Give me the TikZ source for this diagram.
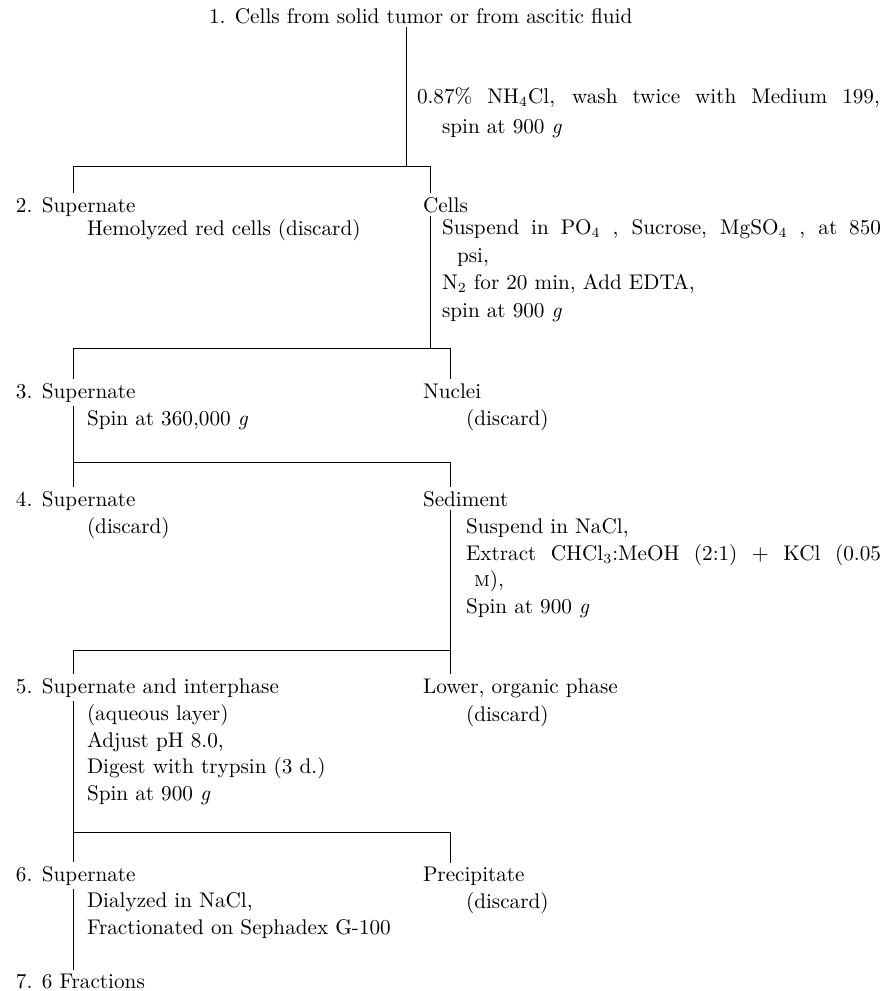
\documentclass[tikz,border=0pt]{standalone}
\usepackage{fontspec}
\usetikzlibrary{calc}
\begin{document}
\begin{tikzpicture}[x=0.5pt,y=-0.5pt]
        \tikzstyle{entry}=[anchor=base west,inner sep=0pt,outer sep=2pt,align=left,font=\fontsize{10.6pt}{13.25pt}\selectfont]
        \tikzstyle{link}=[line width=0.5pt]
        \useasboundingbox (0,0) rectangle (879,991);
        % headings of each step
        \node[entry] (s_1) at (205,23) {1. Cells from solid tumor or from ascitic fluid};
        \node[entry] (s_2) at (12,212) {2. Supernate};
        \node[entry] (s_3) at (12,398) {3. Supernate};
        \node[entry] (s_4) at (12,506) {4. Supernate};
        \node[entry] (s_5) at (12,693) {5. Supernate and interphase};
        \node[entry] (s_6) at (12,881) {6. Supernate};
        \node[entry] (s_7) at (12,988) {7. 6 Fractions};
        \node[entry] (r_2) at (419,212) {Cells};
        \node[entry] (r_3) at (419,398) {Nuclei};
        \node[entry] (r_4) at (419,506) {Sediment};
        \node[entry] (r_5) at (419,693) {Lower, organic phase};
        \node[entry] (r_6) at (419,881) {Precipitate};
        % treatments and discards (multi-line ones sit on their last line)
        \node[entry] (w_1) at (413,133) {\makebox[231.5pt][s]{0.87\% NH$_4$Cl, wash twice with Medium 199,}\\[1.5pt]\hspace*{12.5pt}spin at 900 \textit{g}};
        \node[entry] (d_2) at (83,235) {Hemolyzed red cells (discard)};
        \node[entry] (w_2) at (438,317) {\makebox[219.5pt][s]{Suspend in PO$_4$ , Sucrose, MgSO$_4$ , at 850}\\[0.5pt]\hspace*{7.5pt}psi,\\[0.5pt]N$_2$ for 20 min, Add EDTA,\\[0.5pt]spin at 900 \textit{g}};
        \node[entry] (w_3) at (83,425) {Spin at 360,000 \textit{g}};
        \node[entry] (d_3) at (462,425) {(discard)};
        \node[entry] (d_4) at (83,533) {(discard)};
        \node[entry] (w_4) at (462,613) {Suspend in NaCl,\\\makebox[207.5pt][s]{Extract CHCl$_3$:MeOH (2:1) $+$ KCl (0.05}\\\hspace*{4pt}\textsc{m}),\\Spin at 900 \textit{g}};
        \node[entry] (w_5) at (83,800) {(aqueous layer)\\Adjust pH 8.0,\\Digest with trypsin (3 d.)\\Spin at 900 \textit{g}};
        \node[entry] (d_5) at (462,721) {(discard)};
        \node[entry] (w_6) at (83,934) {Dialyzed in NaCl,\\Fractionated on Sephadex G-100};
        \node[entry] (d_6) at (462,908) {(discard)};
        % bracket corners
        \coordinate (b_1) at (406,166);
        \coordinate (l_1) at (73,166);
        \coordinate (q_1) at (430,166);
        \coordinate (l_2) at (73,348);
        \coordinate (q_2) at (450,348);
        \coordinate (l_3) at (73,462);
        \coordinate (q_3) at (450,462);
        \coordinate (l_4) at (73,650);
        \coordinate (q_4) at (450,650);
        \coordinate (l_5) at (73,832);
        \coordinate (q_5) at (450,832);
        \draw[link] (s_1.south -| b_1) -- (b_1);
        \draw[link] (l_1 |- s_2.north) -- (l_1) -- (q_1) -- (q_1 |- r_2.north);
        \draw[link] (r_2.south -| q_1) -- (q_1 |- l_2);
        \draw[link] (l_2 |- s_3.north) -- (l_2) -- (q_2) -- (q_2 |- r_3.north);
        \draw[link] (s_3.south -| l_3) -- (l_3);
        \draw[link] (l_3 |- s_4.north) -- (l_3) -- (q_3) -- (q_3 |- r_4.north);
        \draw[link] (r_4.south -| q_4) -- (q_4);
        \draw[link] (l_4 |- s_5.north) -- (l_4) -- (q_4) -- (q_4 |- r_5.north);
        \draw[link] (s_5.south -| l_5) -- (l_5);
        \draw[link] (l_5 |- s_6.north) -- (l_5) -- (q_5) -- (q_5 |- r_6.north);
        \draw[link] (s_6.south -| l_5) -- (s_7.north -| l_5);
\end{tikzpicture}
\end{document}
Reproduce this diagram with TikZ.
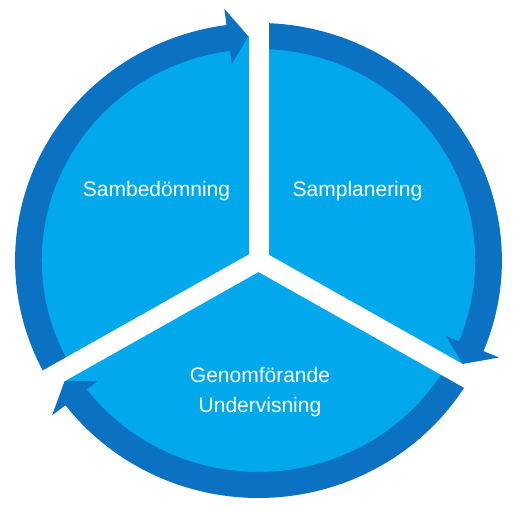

——

- TASK GOAL:
The data above needs to be retyped exactly, with the images left out.

- FULL RESPONSE:
Give me the TikZ source for this diagram.
\documentclass[tikz,border=0pt]{standalone}
\usepackage{fontspec}
\usetikzlibrary{calc}
\begin{document}
\begin{tikzpicture}[x=0.5pt,y=-0.5pt]
        \tikzstyle{entry}=[anchor=base west,inner sep=0pt,outer sep=2pt,align=left,font=\fontsize{10.6pt}{13.25pt}\selectfont]
        \tikzstyle{link}=[line width=0.5pt]
        \useasboundingbox (0,0) rectangle (879,991);
        % headings of each step
        \node[entry] (s_1) at (205,23) {1. Cells from solid tumor or from ascitic fluid};
        \node[entry] (s_2) at (12,212) {2. Supernate};
        \node[entry] (s_3) at (12,398) {3. Supernate};
        \node[entry] (s_4) at (12,506) {4. Supernate};
        \node[entry] (s_5) at (12,693) {5. Supernate and interphase};
        \node[entry] (s_6) at (12,881) {6. Supernate};
        \node[entry] (s_7) at (12,988) {7. 6 Fractions};
        \node[entry] (r_2) at (419,212) {Cells};
        \node[entry] (r_3) at (419,398) {Nuclei};
        \node[entry] (r_4) at (419,506) {Sediment};
        \node[entry] (r_5) at (419,693) {Lower, organic phase};
        \node[entry] (r_6) at (419,881) {Precipitate};
        % treatments and discards (multi-line ones sit on their last line)
        \node[entry] (w_1) at (413,133) {\makebox[231.5pt][s]{0.87\% NH$_4$Cl, wash twice with Medium 199,}\\[1.5pt]\hspace*{12.5pt}spin at 900 \textit{g}};
        \node[entry] (d_2) at (83,235) {Hemolyzed red cells (discard)};
        \node[entry] (w_2) at (438,317) {\makebox[219.5pt][s]{Suspend in PO$_4$ , Sucrose, MgSO$_4$ , at 850}\\[0.5pt]\hspace*{7.5pt}psi,\\[0.5pt]N$_2$ for 20 min, Add EDTA,\\[0.5pt]spin at 900 \textit{g}};
        \node[entry] (w_3) at (83,425) {Spin at 360,000 \textit{g}};
        \node[entry] (d_3) at (462,425) {(discard)};
        \node[entry] (d_4) at (83,533) {(discard)};
        \node[entry] (w_4) at (462,613) {Suspend in NaCl,\\\makebox[207.5pt][s]{Extract CHCl$_3$:MeOH (2:1) $+$ KCl (0.05}\\\hspace*{4pt}\textsc{m}),\\Spin at 900 \textit{g}};
        \node[entry] (w_5) at (83,800) {(aqueous layer)\\Adjust pH 8.0,\\Digest with trypsin (3 d.)\\Spin at 900 \textit{g}};
        \node[entry] (d_5) at (462,721) {(discard)};
        \node[entry] (w_6) at (83,934) {Dialyzed in NaCl,\\Fractionated on Sephadex G-100};
        \node[entry] (d_6) at (462,908) {(discard)};
        % bracket corners
        \coordinate (b_1) at (406,166);
        \coordinate (l_1) at (73,166);
        \coordinate (q_1) at (430,166);
        \coordinate (l_2) at (73,348);
        \coordinate (q_2) at (450,348);
        \coordinate (l_3) at (73,462);
        \coordinate (q_3) at (450,462);
        \coordinate (l_4) at (73,650);
        \coordinate (q_4) at (450,650);
        \coordinate (l_5) at (73,832);
        \coordinate (q_5) at (450,832);
        \draw[link] (s_1.south -| b_1) -- (b_1);
        \draw[link] (l_1 |- s_2.north) -- (l_1) -- (q_1) -- (q_1 |- r_2.north);
        \draw[link] (r_2.south -| q_1) -- (q_1 |- l_2);
        \draw[link] (l_2 |- s_3.north) -- (l_2) -- (q_2) -- (q_2 |- r_3.north);
        \draw[link] (s_3.south -| l_3) -- (l_3);
        \draw[link] (l_3 |- s_4.north) -- (l_3) -- (q_3) -- (q_3 |- r_4.north);
        \draw[link] (r_4.south -| q_4) -- (q_4);
        \draw[link] (l_4 |- s_5.north) -- (l_4) -- (q_4) -- (q_4 |- r_5.north);
        \draw[link] (s_5.south -| l_5) -- (l_5);
        \draw[link] (l_5 |- s_6.north) -- (l_5) -- (q_5) -- (q_5 |- r_6.north);
        \draw[link] (s_6.south -| l_5) -- (s_7.north -| l_5);
\end{tikzpicture}
\end{document}
Reproduce this diagram with TikZ.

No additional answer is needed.